De las tres formas de organización del Estado que distingue Aristóteles, a saber, monarquía, aristocracia y democracia, es esta última su preferida. La caracteriza por una sana titularidad del poder entre todos los miembros de la sociedad, en donde el ejercicio del mismo por los representantes responde directamente a la voluntad de los representados.
Aristóteles, no obstante, prevenía acerca de que todo sistema político es susceptible de corrupción en caso de que quienes lo ejerzan no busquen fines nobles. Para la democracia, expresó, la antítesis propia es la demagogia, y para que una democracia torne en demagogia únicamente se requieren dos requisitos: falta de virtud moral de los gobernantes y una consecuente vulneración a la confianza primigeniaque fue depositada en ellos por parte de los gobernados.
La crisis de la representación actual que aqueja no sólo a nuestro país, sino que al resto del orbe, tiene como fuente precisamente una profunda y soterrada crisis de confianza.
En un mundo globalizado, en el que las tecnologías de la información han hecho posible una híper-comunicación, las personas se han vuelto cada vez más conscientes de la desgracia ajena y ello, muy lejos de humanizarlas, las ha volcado hacia sí mismas, potenciando un individualismo fundado en el temor que ha despersonalizado las relaciones cotidianas. Ya nadie es de fiar y menos lo son nuestros políticos.
Pues claro, muchos de ellos dan razones para desconfiar. La elevada exposición pública inherente a su labor entrega un veredicto objetivo y transparente; quienes obran mal tienen en la sociedad una vitrina ávida por sindicar responsables. El problema es que, de un tiempo a esta parte, todo se ha teñido de escándalo.

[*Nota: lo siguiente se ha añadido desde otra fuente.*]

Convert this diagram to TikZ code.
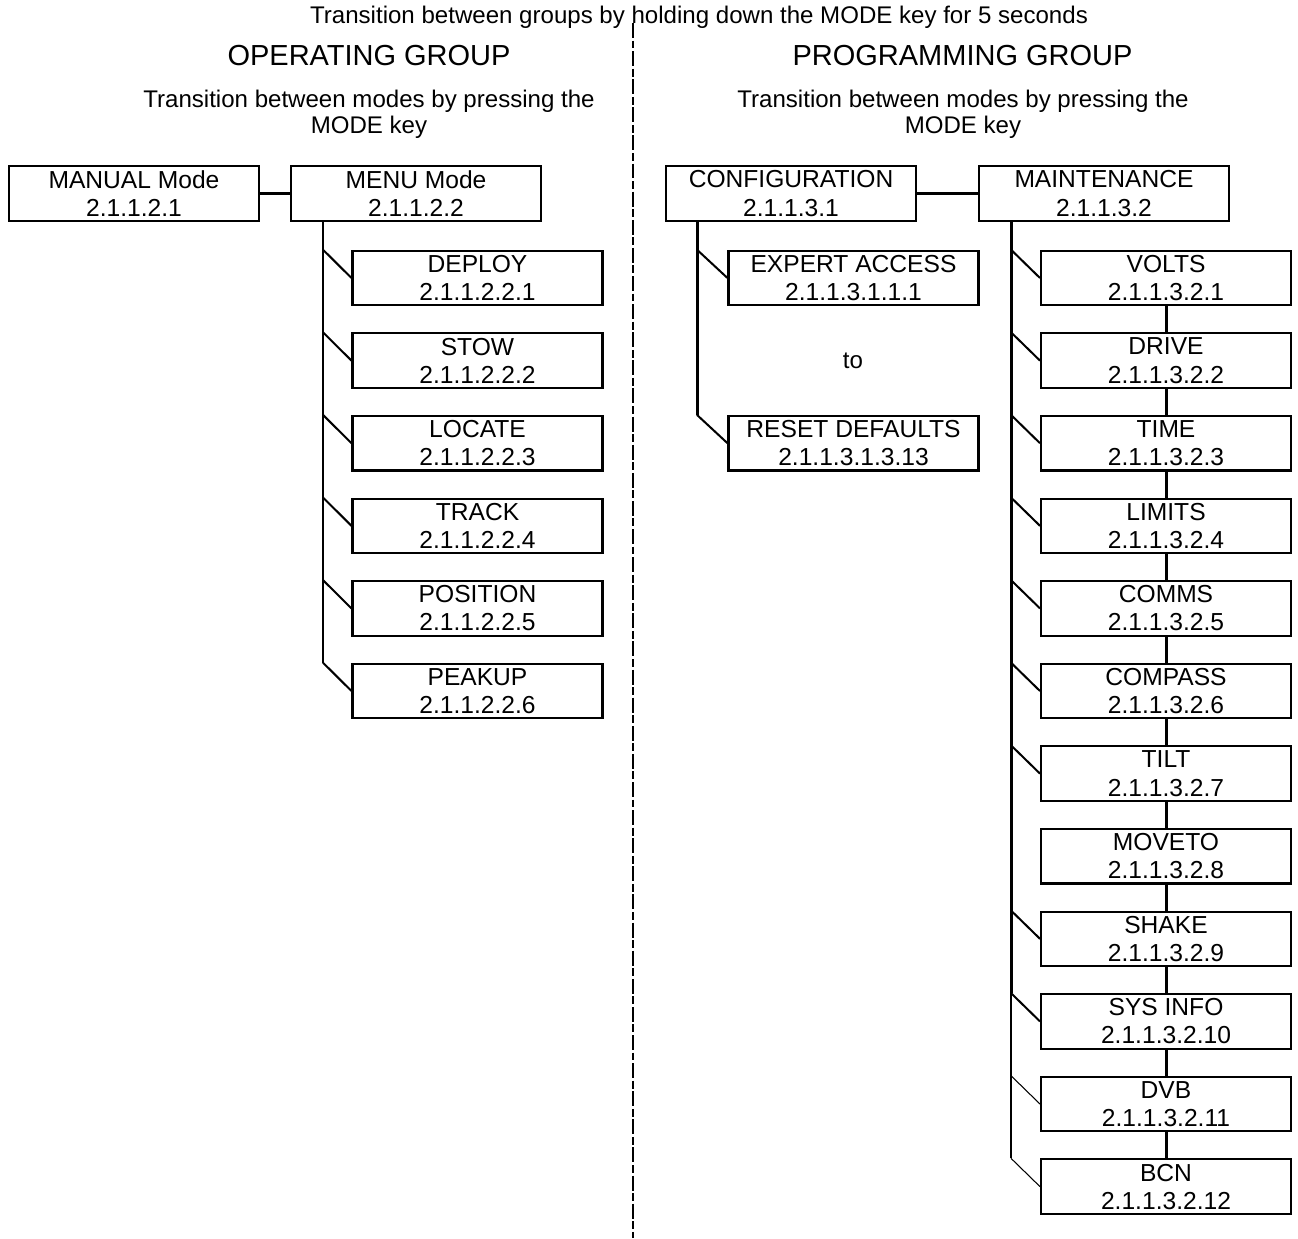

Ciertamente, un cambio es imperativo y el Papa Francisco no se cansa de repetirlo: “es deber del cristiano involucrarse en la política”, “la política es una de las formas más altas de caridad”.
El católico que desee cambiar el mundo –como debiera– debe saber que la única forma de hacerlo es consiguiendo que Cristo reine en la sociedad y en cada una de las estructuras temporales; previo a lo cuál debe permitir que Él reine primero en su corazón.
Por lo anterior, un católico que decide servir en política debe tener como único objetivo el dar testimonio de Cristo a través de su liderazgo. Debe constituirse en instrumento para que el Espíritu Santo encamine el destino del pueblo y lo proteja, para que más personas se conviertan y para que se construya un país santo sobre el cimiento de innumerables vocaciones individuales a la santidad.
En efecto, tal como María Reina, que contribuyó a la salvación del mundo con su humilde Fiat, los políticos católicos tienen el deber de entregar el suyo a través de la política misma.
Esta es la única forma de transformarla: reconstruir, desde los cimientos de una demagogia funesta, las estructuras sociales de una democracia santa. Estamos llamados a entender el gobierno de otra forma y a recuperar el amor trascendente para la política.
No hay mejor político que un político mártir, que es capaz de dar la vida por quienes sirve y que comprende que el camino escogido para ganarse el pan es tan útil como cualquier otro para recorrer una senda que lo lleve al cielo.Debemos verla como un camino de santidad y aceptar alegres el martirio como herramienta próspera desde el cuál encontrar justicia y convertir corazones.
Y para todo lo anterior, debemos estar a la altura del desafío. Urgen políticos de sólida conciencia y de intachable fibra moral, que den un combate recio por el prójimo doliente, respetando con una oposición sincera a quienes les intenten doblegar. Chile debe ser la cuna de estos jóvenes irreverentes y renovados, que se atrevan a poner en entredicho los anti-modelos que nos lega una cultura de la muerte encarnizada en la sociedad.
Los chilenos necesitan volver asoñar con ideales trascendentes y ver cómo sus dirigentes lideran por medio de su testimonio la vanguardia de esta revolución cristiana por mejores leyes y nuevas formas de gobernar.
“La cosecha es abundante y los operarios pocos, envía Señor operarios a tus mies” (Mt, 37-38).